If you take one thing from this section: the hardest part of server-authoritative validation isn't the security idea, it's the determinism. Making the same logic produce identical results in two languages, across two runtimes, every time — that's the real work. Block Drop is also the game I'd tell anyone to test most aggressively, precisely because its state space is large enough to hide a desync you won't notice until a real player's score quietly fails to validate.

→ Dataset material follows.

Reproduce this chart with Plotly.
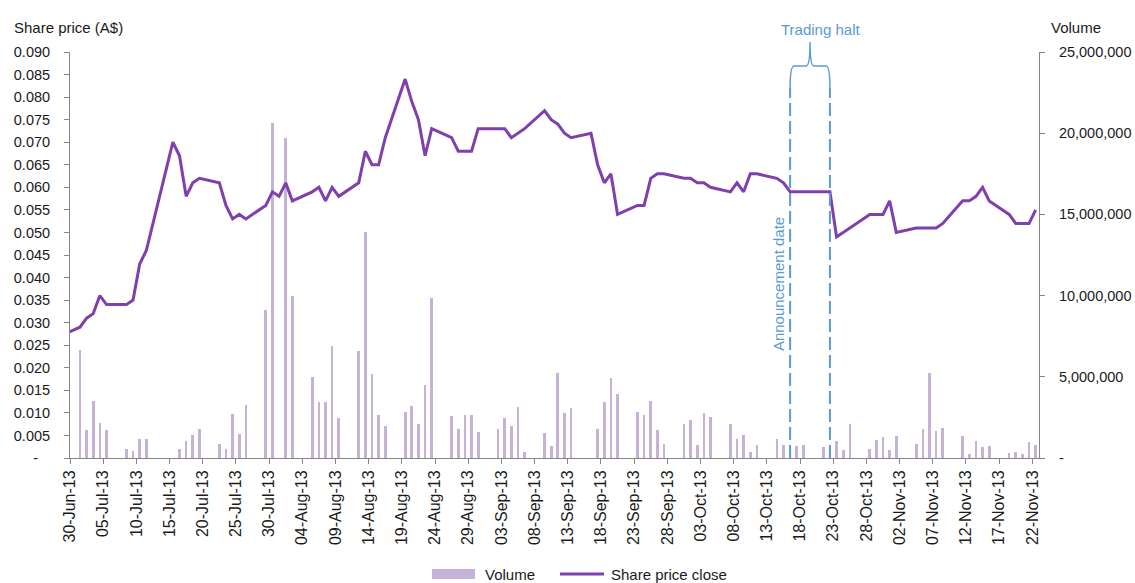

What I'd tell anyone building a game that pays out

If you're putting real value behind a score, here's the short version of everything above:

Never let the client be the source of truth for anything that earns money. It reports inputs. The server decides outcomes.
Make your gameplay deterministic from a server-issued seed, so the backend can independently reproduce and score the run.
Issue one-time run IDs and reject duplicates. This is what neutralizes replay attacks, and it's cheap to build.
Treat Play Integrity / attestation as a signal, not a verdict. It catches tampered binaries and sketchy devices. It does not prove a score is real.
Don't auto-pay flagged runs. Server-authoritative scoring plus conservative eligibility plus manual review on high-value events is what keeps the economy honest. None of these individually is clever. Stacked together, they move you from "anyone can type their own prize" to "you'd have to defeat a server that already knows what should have happened." For a game where a high score is a withdrawal request, that's the bar.